If it isn't diarised it isn't realised

A founder writing an entry in a paper diary

📸 by Gustavo Fring on Pexels

I’m writing this at my weekly writers group. It’s a body-doubling session, a group of people who show up each week, on either side of a video call, to actually do the writing they keep almost doing. Books, articles, academic papers, blogs, Substack posts. Whatever needs time to be written and keeps not getting it.

I nearly didn’t come today.

Last night I discovered my personal calendar is dead. The one where I keep family plans, appointments, everything that isn’t client work. I spent the evening trying to fix it - me and my AI tech support - and the conclusion is it’s gone. Not recoverable. A few screenshots of the ghost of what was there, and that’s it.
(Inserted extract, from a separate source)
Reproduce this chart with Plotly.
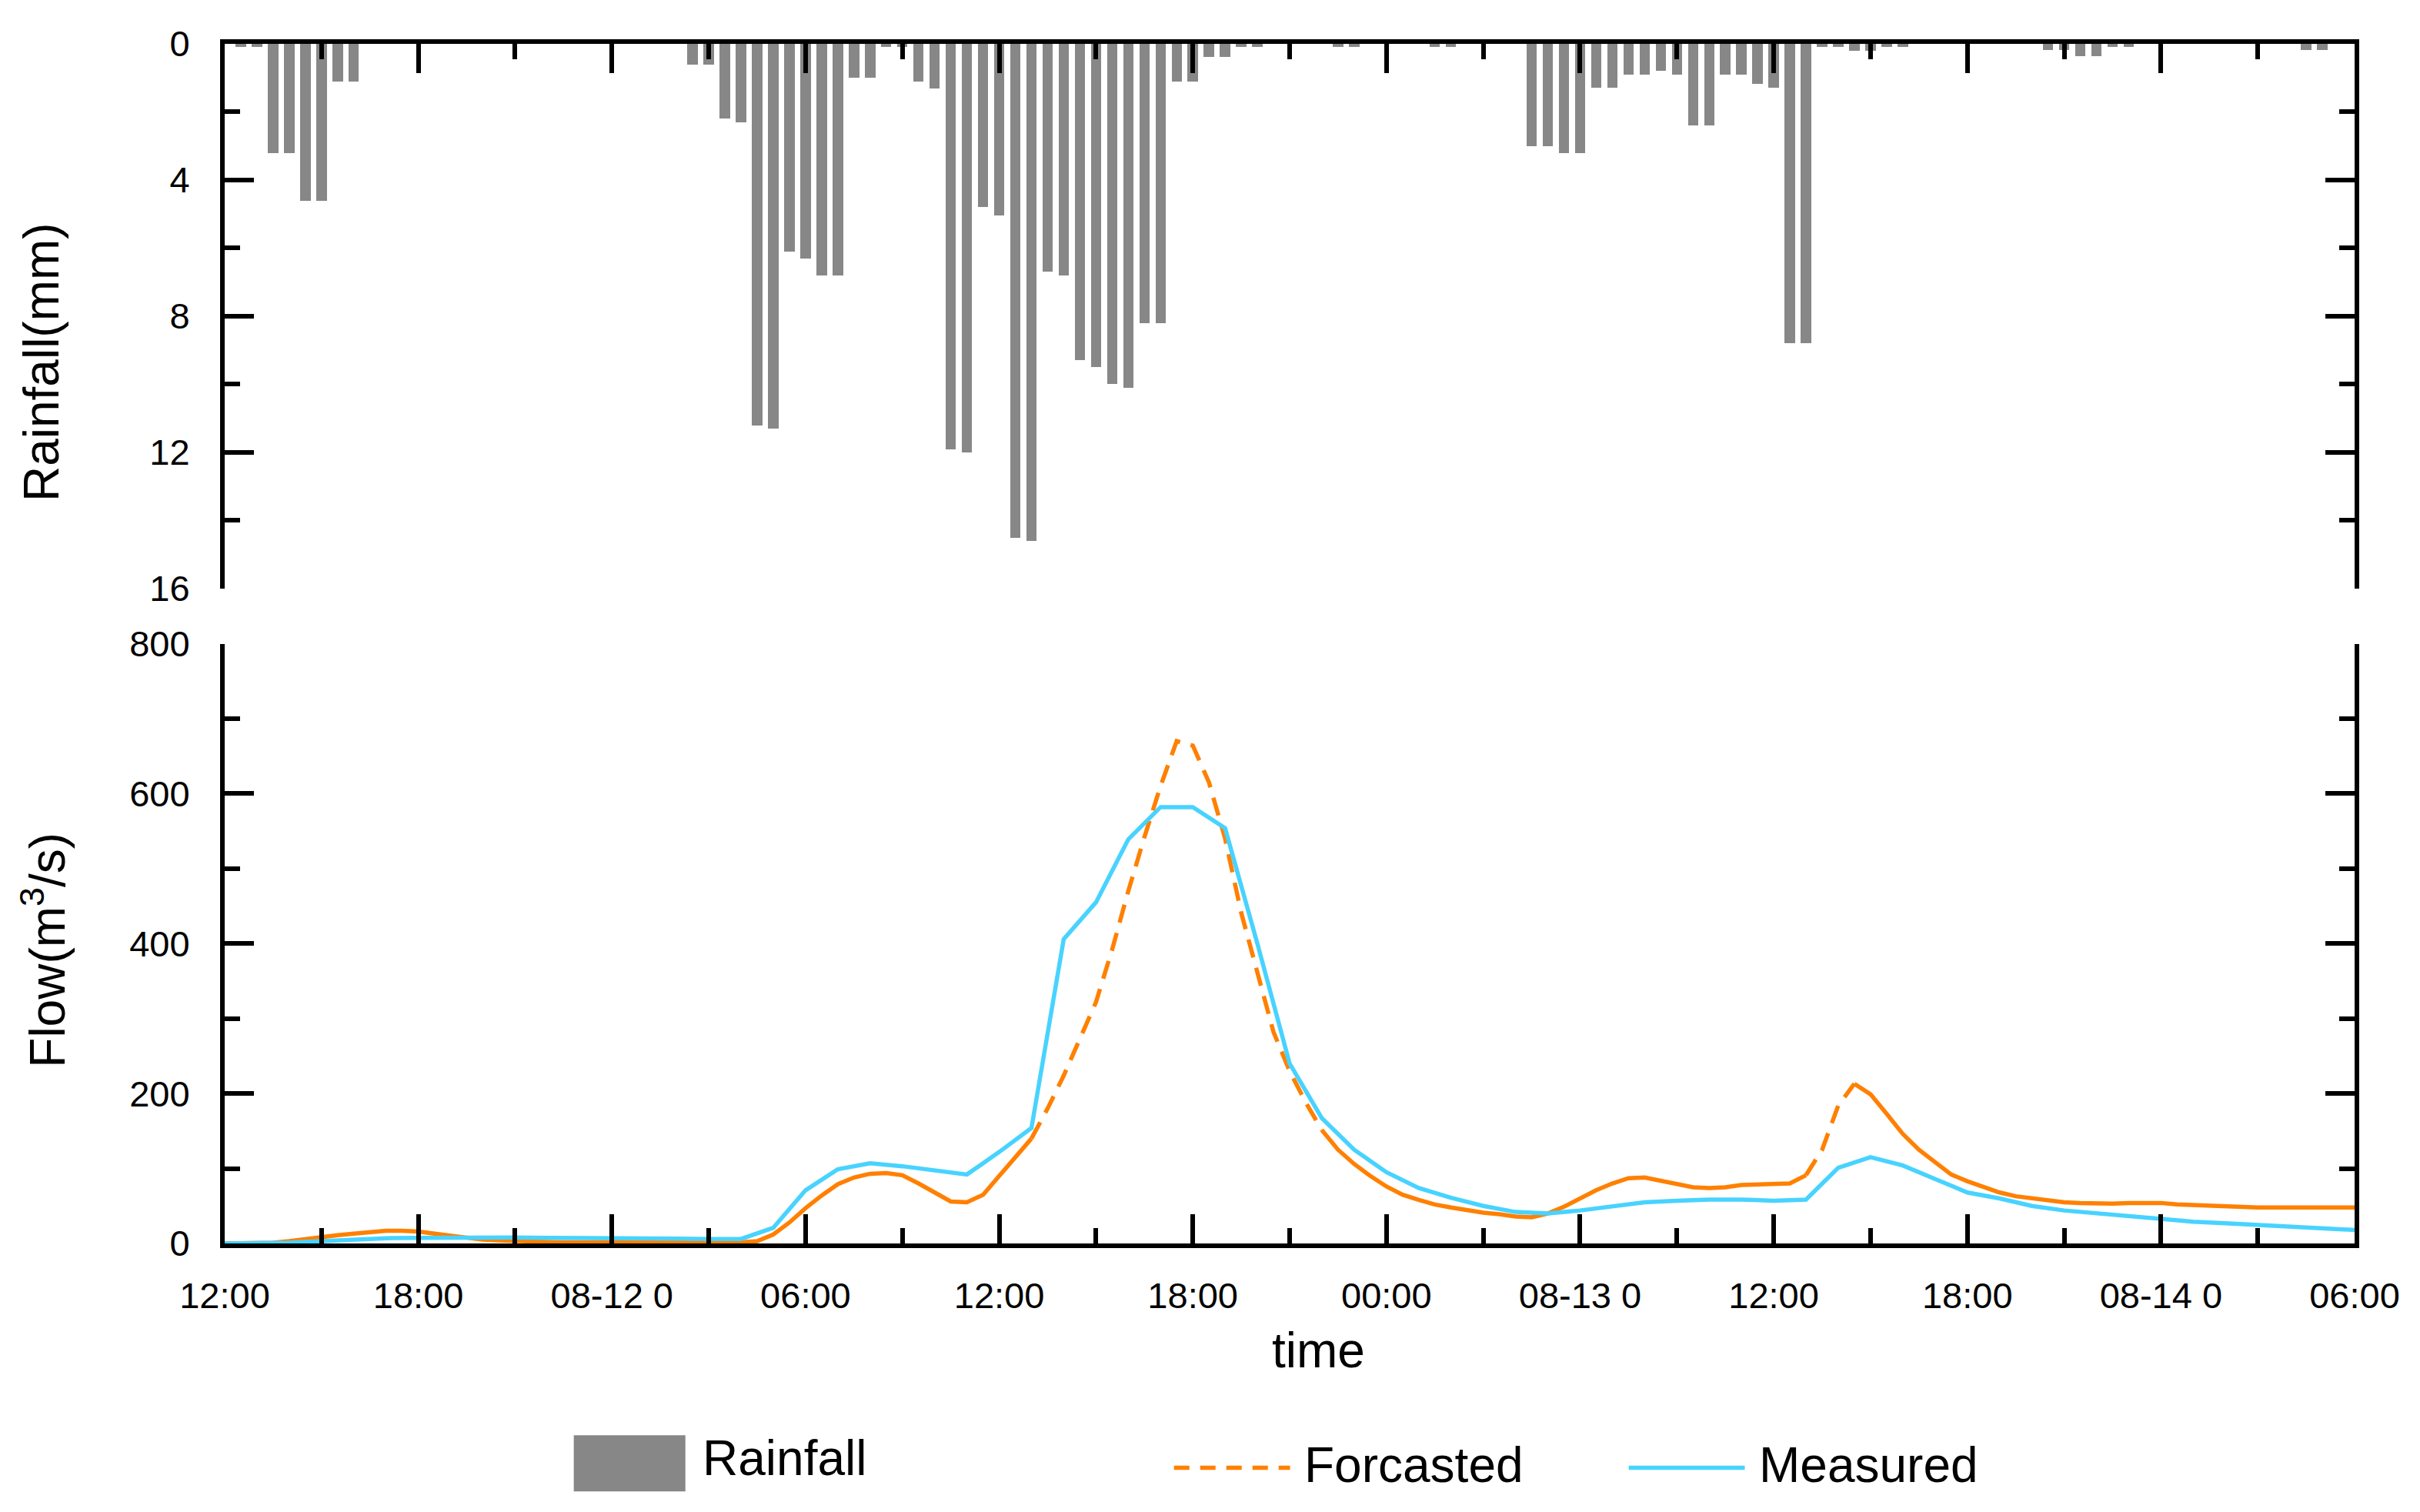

This matters because my two diaries are how I run my life. They sync with my booking links, block out time I need to protect, and when they’re working properly they mean no double bookings, no five-message ping-pong to find a meeting time. The system is efficient and invisible - right up until it isn’t. Right up until half your data disappears and your booking link opens up your life to meetings you didn’t intend to be available for.

So this afternoon I had a choice. Fix the diary, or show up for the writing. And I’ve done this before - overruled the scheduled thing for the thing that’s pulled harder. The fire that is burning and needs putting out. It’s easy to justify. The diary disaster is urgent. The writing time is just... writing time.

If all we focus on is putting out fires…

I came to the writing.

And here’s why it matters, beyond this article existing at all. It’s not just about priorities. It’s about the muscle you’re building every time you make the call. The more you choose the fire over the important-but-not-urgent thing, the more you train yourself to keep choosing that. The diary disaster will still be there tonight. This window of time - this group, this hour and a half - is gone if I don’t use it now.

I have a client who’s been navigating this pattern for a while. He’s an experienced founder with a long-running business, and he’s exploring a new project - something separate, something he actually wants to give real time to. The problem is, he keeps snatching moments for it. An hour here, twenty minutes there. It’s not nothing, but it’s not enough either, and he knows it.

We talked about what it would look like to give it a real window? One day a month, blocked out properly. He’s actually good at protecting time for the things that feel non-negotiable - a family commitment, a holiday. He’d never let those get quietly displaced by a client call. But this project? It doesn’t feel that solid. Just a dream. It feels like something that could wait. So it does.

When I asked whether the time was actually in his diary, he went a bit quiet. It wasn’t.

That’s where the planning stops for a lot of people. There’s a step missing between ‘I’m going to do this’ and it actually happening - and that step is treating the commitment as real by scheduling it. Blocking the time. Telling clients you’re unavailable. Protecting it the same way you’d protect a holiday.

‘If it isn’t diarised it isn’t realised.’

I gave him that. He said it was true for him. He left and put it in the diary.

I’m finishing this post because I came today instead of fixing my calendar. My calendar will get sorted. It’ll be annoying but it’ll get fixed. And next week there’ll be something else pulling at this hour.

The diary disaster is real. But this - the writing, the commitment to it, the decision to treat it as non-negotiable even when it isn’t urgent - is the thing I’m trying to build.

What’s sitting in your ‘planning to do it’ pile that still hasn’t made it into the diary?